Bus error (core dumped) while building database #215

Closed vscmarques closed 2 years ago

vscmarques commented 2 years ago

Hello everyone,

I am working on building a database for centrifuge but have been encountering various issues. Firstly, the taxid files were discontinued; I searched for new files and downloaded from here the nucl_gb.accession2taxid.gz and nucl_wgs.accession2taxid.gz files. Merged them into a new file named gi_taxid_nucl.map and proceeded with the database build.

This was the first error I got:

Calculating joined length Writing header Reserving space for joined string Could not allocate space for a joined string of 441911838016 elements. Please try running centrifuge-build on a computer with more memory.

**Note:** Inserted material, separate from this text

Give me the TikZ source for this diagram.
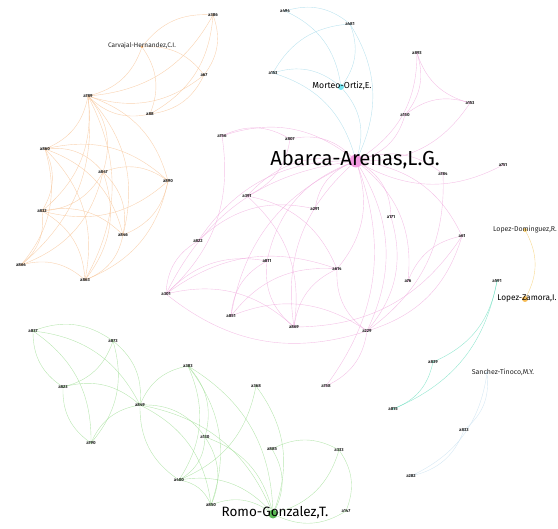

Now, allocating 200GB of RAM and 16 cores to the process, I get this error:

Calculating joined length Writing header Reserving space for joined string Joining reference sequences /var/spool/slurmd/job18134077/slurm_script: line 29: 60366 Bus error (core dumped) centrifuge-build -p 16 --bmax 1342177280 --conversion-table gi_taxid_nucl.map --taxonomy-tree taxonomy/nodes.dmp --name-table taxonomy/names.dmp nt.fa nt

I googled and searched around here and still could not figure what this could possibly be. Anyone with the same problem? Anyone with any idea what it could be?

Thank you in advance for any help you can provide.

mourisl commented 2 years ago

What is the total size of your sequences? Is it 441G (seems too large)? Thanks.

vscmarques commented 2 years ago

The nt.fa file is sized 468G... The gi_taxid_nucl.map is 35G. Are the files I downloaded instead of the old mapping file too big? I cannot find a replacement for it except for these ones though.

Thank you for the reply!

mourisl commented 2 years ago

The nt file is very large, you may need around 1.5T memory for this... (The simple loading of the sequences would take 468G memory)

vscmarques commented 2 years ago

Makes sense... But this is the file I get when I download the sequences from NCBI as stated in the instructions... Am I doing anything wrong?

mourisl commented 2 years ago

Sorry for the late reply. There is nothing wrong, if it is for nt.fa, that size makes sense.